Miranda Lambert Says “Dead Flowers” Was Inspired by the Real Thing

I feel like the flowers in this vase
He just brought ’em home one day, “Ain’t they beautiful?” he said
They been here in the kitchen and the water’s turnin’ gray
They’re sittin’ in the vase but now they’re dead, dead flowers

In her blog post — which bears the quintessential early-2000s title “Cherry Limeaid and Puppy to go please….” —  Lambert tells fans that the achingly sad lyrics were inspired by actual dead flowers.

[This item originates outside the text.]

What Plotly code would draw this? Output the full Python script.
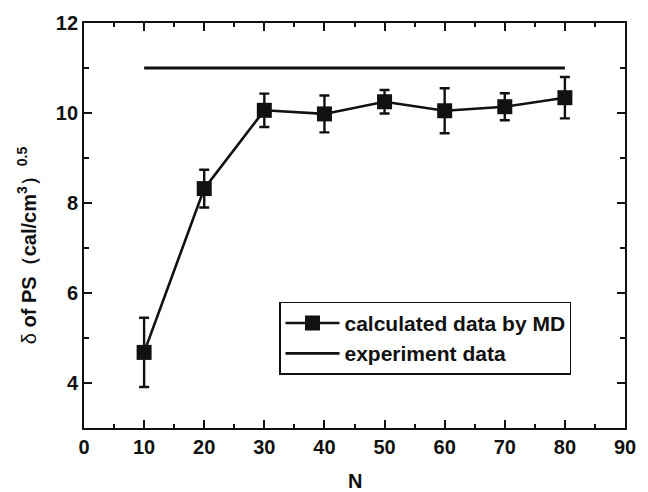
import plotly.graph_objects as go

# Solubility parameter of PS versus chain length N
n_values = [10, 20, 30, 40, 50, 60, 70, 80]
delta_md = [4.68, 8.32, 10.06, 9.98, 10.25, 10.05, 10.14, 10.34]
delta_err = [0.77, 0.42, 0.37, 0.41, 0.26, 0.50, 0.30, 0.46]

# Experimental value, drawn as a flat reference line
exp_n = [10, 80]
exp_delta = [11.0, 11.0]

x_ticks = [0, 10, 20, 30, 40, 50, 60, 70, 80, 90]
y_ticks = [4, 6, 8, 10, 12]

ink = "#111111"
font_family = "Arial, Liberation Sans, sans-serif"

fig = go.Figure()

fig.add_trace(go.Scatter(
    x=n_values, y=delta_md,
    mode="lines+markers",
    name="calculated data by MD",
    line=dict(color=ink, width=2.6),
    marker=dict(symbol="square", size=15, color=ink),
    error_y=dict(type="data", array=delta_err, visible=True,
                 color=ink, thickness=2.4, width=5),
))

fig.add_trace(go.Scatter(
    x=exp_n, y=exp_delta,
    mode="lines",
    name="experiment data",
    line=dict(color=ink, width=2.8),
))

axis_common = dict(
    showline=True, linecolor=ink, linewidth=1.8,
    mirror="ticks", ticks="inside", ticklen=8, tickwidth=1.8, tickcolor=ink,
    showgrid=False, zeroline=False,
    tickfont=dict(family=font_family, size=20, color=ink, weight="bold"),
)

fig.update_xaxes(
    range=[0, 90], tickvals=x_ticks,
    minor=dict(ticks="inside", ticklen=4, tickwidth=1.8, tickcolor=ink, dtick=5, tick0=0),
    **axis_common,
)
fig.update_yaxes(
    range=[3, 12], tickvals=y_ticks,
    minor=dict(ticks="inside", ticklen=5, tickwidth=1.8, tickcolor=ink, dtick=1, tick0=0),
    **axis_common,
)

fig.add_annotation(
    text="N", xref="paper", yref="paper", x=0.501, y=-0.13,
    xanchor="center", yanchor="middle", showarrow=False,
    font=dict(family=font_family, size=20, color=ink, weight="bold"),
)
fig.add_annotation(
    text="δ <b>of PS（cal/cm<sup>3</sup>）<sup>0.5</sup></b>",
    xref="paper", yref="paper", x=-0.105, y=0.452,
    xanchor="center", yanchor="middle", textangle=-90, showarrow=False,
    font=dict(family=font_family, size=20, color=ink),
)

fig.update_layout(
    width=648, height=492,
    margin=dict(l=84, r=13, t=21, b=64),
    paper_bgcolor="white", plot_bgcolor="white",
    showlegend=True,
    legend=dict(
        x=0.361, y=0.312, xanchor="left", yanchor="top",
        bordercolor=ink, borderwidth=1.2, bgcolor="white",
        font=dict(family=font_family, size=21, color=ink, weight="bold"),
        itemwidth=54, tracegroupgap=0,
    ),
)

fig.write_html("out.html")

“I was going on the road so I had to throw them in the yard,” Lambert wrote. “They were just laying there and it was a really sad image. The song came to me right away and was one of those ones that kinda wrote itself.”

Although Lambert wrote “Dead Flowers” from the perspective of fading love, like all the best art, it has taken on different but equally poignant meanings for listeners.

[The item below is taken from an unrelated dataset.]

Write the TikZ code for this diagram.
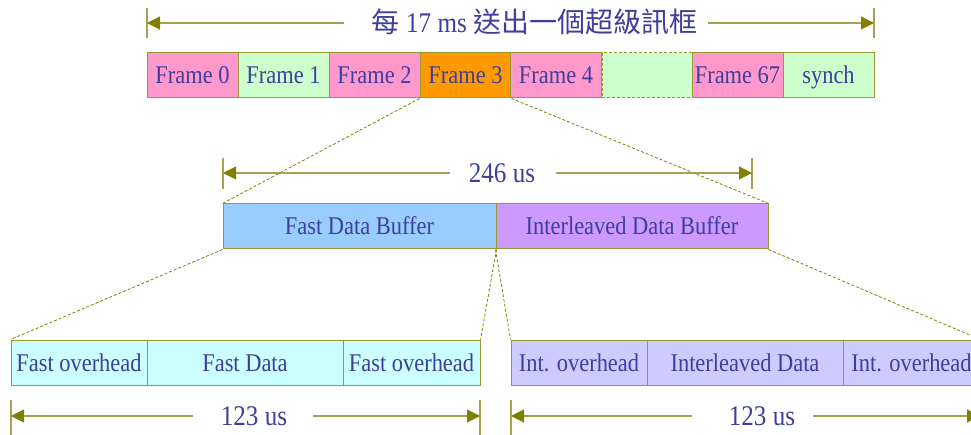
\documentclass[tikz,border=0pt]{standalone}
\usepackage{fontspec}
\setmainfont[FakeStretch=0.88]{Liberation Serif}
\newfontfamily\cjk{Noto Sans CJK TC}
\usetikzlibrary{arrows.meta}
\definecolor{txt}{HTML}{3E3E9E}
\definecolor{bd}{HTML}{999933}
\definecolor{dimc}{HTML}{A3A352}
\definecolor{tip}{HTML}{808000}
\definecolor{pink}{HTML}{FF99CC}
\definecolor{lgreen}{HTML}{CCFFCC}
\definecolor{orng}{HTML}{FF9900}
\definecolor{lblue}{HTML}{99CCFF}
\definecolor{lviolet}{HTML}{CC99FF}
\definecolor{lcyan}{HTML}{CCFFFF}
\definecolor{lperi}{HTML}{CCCCFF}
\tikzset{
  box/.style={draw=bd, line width=1pt, inner sep=0pt, minimum height=45pt,
    text height=17pt, text depth=0pt, text=txt,
    font=\fontsize{25.5}{30}\selectfont},
  lbl/.style={anchor=base, inner sep=0pt, text=txt, font=\fontsize{28.5}{34}\selectfont},
  dimline/.style={draw=dimc, line width=1.1pt, -{Triangle[length=13pt,width=13pt,color=tip]}},
  tick/.style={draw=dimc, line width=1.1pt},
  zoomline/.style={draw=tip, line width=0.8pt, dash pattern=on 3pt off 2pt}
}
\begin{document}
\begin{tikzpicture}[x=1pt,y=-1pt]
\useasboundingbox (0,0) rectangle (971,435);
\clip (0,0) rectangle (971,435);

% ---- top row of frames ----
\node[box, fill=pink,   minimum width=91pt] (f0) at (192.5,75.5) {Frame 0};
\node[box, fill=lgreen, minimum width=91pt] (f1) at (283.5,75.5) {Frame 1};
\node[box, fill=pink,   minimum width=91pt] (f2) at (374.5,75.5) {Frame 2};
\node[box, fill=orng,   minimum width=91pt] (f3) at (465.5,75.5) {Frame 3};
\node[box, fill=lgreen, minimum width=90pt, dashed, dash pattern=on 3pt off 2pt] (fx) at (647,75.5) {};
\node[box, fill=pink,   minimum width=91pt] (f4) at (556,75.5) {Frame 4};
\node[box, fill=pink,   minimum width=91pt] (f67) at (737.5,75.5) {Frame 67};
\node[box, fill=lgreen, minimum width=91pt] (sy) at (828.5,75.5) {synch};

% ---- top dimension ----
\node[lbl] (ttop) at (534.5,33) {{\cjk\fontsize{28}{34}\selectfont 每} 17 ms {\cjk\fontsize{28}{34}\selectfont 送出一個超級訊框}};
\coordinate (tl) at (147,23);
\coordinate (tr) at (874,23);
\coordinate (tgl) at (344,23);
\coordinate (tgr) at (708,23);
\draw[tick] (147,8) -- (147,38);
\draw[tick] (874,8) -- (874,38);
\draw[dimline] (tgl) -- (tl);
\draw[dimline] (tgr) -- (tr);

% ---- middle buffers ----
\node[box, fill=lblue,   minimum width=273pt] (fdb) at (359.5,226.5) {Fast Data Buffer};
\node[box, fill=lviolet, minimum width=272pt] (idb) at (632,226.5) {Interleaved Data Buffer};

\draw[zoomline] (f3.south west) -- (fdb.north west);
\draw[zoomline] (f3.south east) -- (idb.north east);

% ---- middle dimension ----
\node[lbl] (tmid) at (502,183) {246 us};
\coordinate (ml) at (223,173);
\coordinate (mr) at (752,173);
\coordinate (mgl) at (450,173);
\coordinate (mgr) at (556,173);
\draw[tick] (223,158) -- (223,189);
\draw[tick] (752,158) -- (752,189);
\draw[dimline] (mgl) -- (ml);
\draw[dimline] (mgr) -- (mr);

% ---- bottom left: fast path ----
\node[box, fill=lcyan, minimum width=136pt] (fo1) at (79,362.5) {Fast overhead};
\node[box, fill=lcyan, minimum width=196pt] (fd)  at (245,362.5) {Fast Data};
\node[box, fill=lcyan, minimum width=137pt] (fo2) at (411.5,362.5) {Fast overhead};

% ---- bottom right: interleaved path ----
\node[box, fill=lperi, minimum width=136pt] (io1) at (579,362.5) {Int. overhead};
\node[box, fill=lperi, minimum width=196pt] (id)  at (745,362.5) {Interleaved Data};
\node[box, fill=lperi, minimum width=137pt] (io3) at (911.5,362.5) {Int. overhead};

\draw[zoomline] (fdb.south west) -- (fo1.north west);
\draw[zoomline] (fdb.south east) -- (fo2.north east);
\draw[zoomline] (idb.south west) -- (io1.north west);
\draw[zoomline] (idb.south east) -- (io3.north east);

% ---- bottom dimensions ----
\node[lbl] (tbl) at (254,425) {123 us};
\coordinate (bl1) at (11,416);
\coordinate (bl2) at (480,416);
\coordinate (bgl1) at (193,416);
\coordinate (bgl2) at (313,416);
\draw[tick] (11,400) -- (11,440);
\draw[tick] (480,400) -- (480,440);
\draw[dimline] (bgl1) -- (bl1);
\draw[dimline] (bgl2) -- (bl2);

\node[lbl] (tbr) at (762,425) {123 us};
\coordinate (br1) at (511,416);
\coordinate (br2) at (980,416);
\coordinate (bgr1) at (692,416);
\coordinate (bgr2) at (813,416);
\draw[tick] (511,400) -- (511,440);
\draw[tick] (980,400) -- (980,440);
\draw[dimline] (bgr1) -- (br1);
\draw[dimline] (bgr2) -- (br2);
\end{tikzpicture}
\end{document}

“[A] girl told my mom that the lyrics were exactly how she felt when her dad left her,” the “Bluebird” crooner wrote. “That really meant a lot to me and was such a different take on the song.”

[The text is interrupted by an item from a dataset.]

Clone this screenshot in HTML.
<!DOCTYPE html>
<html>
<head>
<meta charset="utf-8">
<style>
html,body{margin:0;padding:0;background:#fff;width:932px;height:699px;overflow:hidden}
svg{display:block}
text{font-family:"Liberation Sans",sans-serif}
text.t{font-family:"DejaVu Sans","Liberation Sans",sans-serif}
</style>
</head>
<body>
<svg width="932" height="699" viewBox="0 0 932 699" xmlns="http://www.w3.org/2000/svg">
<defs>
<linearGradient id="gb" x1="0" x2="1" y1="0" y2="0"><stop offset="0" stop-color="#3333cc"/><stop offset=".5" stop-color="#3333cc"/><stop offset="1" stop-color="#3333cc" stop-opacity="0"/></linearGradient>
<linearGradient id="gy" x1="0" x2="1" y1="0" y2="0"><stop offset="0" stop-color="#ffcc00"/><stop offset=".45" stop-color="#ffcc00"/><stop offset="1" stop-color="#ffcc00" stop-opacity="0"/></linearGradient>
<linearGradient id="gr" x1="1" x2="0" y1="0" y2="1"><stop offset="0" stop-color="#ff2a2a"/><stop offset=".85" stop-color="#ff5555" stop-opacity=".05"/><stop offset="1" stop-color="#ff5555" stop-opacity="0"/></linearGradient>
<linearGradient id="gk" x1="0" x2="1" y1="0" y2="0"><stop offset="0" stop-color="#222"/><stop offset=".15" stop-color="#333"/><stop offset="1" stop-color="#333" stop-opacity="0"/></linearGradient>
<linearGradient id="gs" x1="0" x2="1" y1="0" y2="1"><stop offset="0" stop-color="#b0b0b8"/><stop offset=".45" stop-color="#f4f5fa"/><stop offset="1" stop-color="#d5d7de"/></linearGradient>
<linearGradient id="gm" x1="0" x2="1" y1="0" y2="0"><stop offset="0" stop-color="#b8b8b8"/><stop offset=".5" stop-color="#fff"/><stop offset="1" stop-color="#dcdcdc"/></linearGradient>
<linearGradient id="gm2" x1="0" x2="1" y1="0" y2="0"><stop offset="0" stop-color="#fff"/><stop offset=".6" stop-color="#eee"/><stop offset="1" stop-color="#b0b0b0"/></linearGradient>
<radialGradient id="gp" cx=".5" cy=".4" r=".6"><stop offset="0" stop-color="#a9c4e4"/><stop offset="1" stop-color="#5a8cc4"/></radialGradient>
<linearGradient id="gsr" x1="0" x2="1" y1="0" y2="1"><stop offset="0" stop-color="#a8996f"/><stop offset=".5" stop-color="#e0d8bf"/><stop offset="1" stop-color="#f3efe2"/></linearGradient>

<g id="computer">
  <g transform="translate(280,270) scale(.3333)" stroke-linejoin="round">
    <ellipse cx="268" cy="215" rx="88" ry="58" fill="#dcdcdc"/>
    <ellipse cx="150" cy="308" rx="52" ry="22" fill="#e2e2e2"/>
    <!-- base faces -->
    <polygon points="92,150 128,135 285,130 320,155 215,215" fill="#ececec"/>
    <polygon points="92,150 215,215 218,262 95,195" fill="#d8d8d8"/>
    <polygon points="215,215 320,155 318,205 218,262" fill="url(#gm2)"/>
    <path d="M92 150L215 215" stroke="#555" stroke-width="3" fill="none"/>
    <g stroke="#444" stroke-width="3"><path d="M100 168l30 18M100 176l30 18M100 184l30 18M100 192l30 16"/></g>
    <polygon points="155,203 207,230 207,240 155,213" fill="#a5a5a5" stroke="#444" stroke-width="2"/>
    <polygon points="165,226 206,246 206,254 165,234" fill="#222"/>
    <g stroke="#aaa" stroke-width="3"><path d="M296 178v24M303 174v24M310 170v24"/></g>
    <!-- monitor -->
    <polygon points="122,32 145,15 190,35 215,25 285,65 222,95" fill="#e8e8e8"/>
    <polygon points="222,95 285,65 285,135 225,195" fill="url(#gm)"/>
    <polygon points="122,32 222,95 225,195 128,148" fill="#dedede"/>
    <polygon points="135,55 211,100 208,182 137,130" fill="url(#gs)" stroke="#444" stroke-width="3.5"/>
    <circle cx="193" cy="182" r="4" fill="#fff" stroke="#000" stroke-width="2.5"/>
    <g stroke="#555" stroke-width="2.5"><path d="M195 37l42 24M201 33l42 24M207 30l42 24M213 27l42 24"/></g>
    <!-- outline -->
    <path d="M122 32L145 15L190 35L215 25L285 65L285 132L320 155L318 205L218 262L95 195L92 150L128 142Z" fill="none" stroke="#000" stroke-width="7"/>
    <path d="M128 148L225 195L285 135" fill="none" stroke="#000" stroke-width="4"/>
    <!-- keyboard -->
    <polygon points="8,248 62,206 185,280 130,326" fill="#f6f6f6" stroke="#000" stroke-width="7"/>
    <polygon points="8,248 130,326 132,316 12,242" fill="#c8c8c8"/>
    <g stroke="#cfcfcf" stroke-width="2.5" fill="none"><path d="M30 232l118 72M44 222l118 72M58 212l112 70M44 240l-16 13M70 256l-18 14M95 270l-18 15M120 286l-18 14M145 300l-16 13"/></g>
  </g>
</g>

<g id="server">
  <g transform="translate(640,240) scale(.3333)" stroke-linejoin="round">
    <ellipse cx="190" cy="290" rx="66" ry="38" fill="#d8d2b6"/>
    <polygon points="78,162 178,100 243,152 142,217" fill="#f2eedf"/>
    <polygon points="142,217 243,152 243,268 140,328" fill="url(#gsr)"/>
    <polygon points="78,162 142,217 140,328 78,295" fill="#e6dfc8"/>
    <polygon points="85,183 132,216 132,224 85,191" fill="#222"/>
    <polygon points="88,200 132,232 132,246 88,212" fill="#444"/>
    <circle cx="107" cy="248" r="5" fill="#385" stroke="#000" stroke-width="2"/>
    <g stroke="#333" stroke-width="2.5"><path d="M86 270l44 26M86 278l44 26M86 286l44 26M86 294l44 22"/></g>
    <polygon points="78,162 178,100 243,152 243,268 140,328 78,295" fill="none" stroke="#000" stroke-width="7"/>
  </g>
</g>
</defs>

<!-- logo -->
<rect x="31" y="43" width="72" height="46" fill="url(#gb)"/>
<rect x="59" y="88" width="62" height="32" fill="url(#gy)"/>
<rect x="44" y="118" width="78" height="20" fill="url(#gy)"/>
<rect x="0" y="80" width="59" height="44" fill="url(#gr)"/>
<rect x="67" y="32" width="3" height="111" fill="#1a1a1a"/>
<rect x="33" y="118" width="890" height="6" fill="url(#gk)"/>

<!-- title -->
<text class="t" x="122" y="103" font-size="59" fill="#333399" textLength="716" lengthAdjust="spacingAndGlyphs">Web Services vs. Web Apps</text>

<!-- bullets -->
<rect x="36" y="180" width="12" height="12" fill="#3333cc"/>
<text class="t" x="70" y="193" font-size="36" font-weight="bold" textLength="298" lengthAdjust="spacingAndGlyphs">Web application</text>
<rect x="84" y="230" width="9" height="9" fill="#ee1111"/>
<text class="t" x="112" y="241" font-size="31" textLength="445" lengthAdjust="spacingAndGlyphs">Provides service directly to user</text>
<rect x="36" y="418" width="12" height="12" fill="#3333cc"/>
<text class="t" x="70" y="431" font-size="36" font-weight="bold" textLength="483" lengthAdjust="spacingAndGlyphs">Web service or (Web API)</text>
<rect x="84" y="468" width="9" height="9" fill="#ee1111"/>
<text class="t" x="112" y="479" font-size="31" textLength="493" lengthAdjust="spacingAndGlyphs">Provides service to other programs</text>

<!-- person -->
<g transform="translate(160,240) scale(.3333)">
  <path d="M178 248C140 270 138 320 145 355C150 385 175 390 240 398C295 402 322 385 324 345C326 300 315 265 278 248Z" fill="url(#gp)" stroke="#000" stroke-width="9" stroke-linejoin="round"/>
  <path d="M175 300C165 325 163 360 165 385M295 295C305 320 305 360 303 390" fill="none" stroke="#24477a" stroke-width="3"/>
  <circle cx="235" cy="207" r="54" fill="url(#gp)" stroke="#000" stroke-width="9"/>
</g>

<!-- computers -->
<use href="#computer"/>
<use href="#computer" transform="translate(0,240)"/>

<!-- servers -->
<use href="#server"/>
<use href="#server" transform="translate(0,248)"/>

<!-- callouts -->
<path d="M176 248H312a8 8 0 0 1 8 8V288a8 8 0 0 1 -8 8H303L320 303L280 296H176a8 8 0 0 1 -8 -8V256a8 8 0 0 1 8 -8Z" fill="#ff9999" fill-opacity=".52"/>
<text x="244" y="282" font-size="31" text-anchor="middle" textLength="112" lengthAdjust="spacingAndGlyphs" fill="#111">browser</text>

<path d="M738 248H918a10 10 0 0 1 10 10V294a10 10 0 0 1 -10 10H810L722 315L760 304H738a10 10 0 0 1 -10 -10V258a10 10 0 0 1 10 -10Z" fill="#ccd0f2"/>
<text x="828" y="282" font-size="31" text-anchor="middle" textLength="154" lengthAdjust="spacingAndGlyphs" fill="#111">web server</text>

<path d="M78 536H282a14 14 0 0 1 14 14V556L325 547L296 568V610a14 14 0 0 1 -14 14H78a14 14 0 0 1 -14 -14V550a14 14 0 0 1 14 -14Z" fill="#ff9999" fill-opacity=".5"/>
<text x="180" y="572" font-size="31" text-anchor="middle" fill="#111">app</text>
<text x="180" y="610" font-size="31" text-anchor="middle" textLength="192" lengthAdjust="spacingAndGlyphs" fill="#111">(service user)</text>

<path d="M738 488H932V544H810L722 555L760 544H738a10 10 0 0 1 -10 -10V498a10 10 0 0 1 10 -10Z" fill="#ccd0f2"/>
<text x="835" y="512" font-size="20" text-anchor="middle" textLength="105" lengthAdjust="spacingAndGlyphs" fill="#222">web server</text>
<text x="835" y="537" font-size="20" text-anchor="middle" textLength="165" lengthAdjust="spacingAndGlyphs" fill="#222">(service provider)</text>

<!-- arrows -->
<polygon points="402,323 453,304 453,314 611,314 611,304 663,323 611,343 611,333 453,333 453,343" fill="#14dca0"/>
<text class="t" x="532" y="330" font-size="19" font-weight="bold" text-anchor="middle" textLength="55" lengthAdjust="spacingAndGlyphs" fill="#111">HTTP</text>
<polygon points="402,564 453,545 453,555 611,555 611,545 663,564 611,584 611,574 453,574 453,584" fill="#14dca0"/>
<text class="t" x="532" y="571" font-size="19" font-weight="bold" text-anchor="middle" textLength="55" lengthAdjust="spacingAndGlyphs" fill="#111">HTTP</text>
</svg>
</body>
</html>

[RELATED: Top 10 Songs by Miranda Lambert]

Why Does Miranda Lambert Hold a Grudge Against “Dead Flowers?”

“Dead Flowers” feels bittersweet to its creator, and not only because of its subject matter. Lambert told Vulture in September 2022 that the single “broke her heart.”

“Dead Flowers” debuted at No. 59 on the Billboard Hot Country Songs chart dated for May 2, 2009, entering the Top 40 in its third week. The song spent 16 weeks on the chart and peaked at No. 37 in July 2009.

Lambert’s record label would eventually pull the song from the radio after its performance on the charts failed to meet expectations.

“My band, every tour they’re like, ‘Can we do ‘Dead Flowers?’ I guess I have a little bit of a grudge against it, because I’m like, ‘Damn it,'” Lambert told Vulture. “It makes me mad that it didn’t get a shot, but I’m still proud of it because I love it.”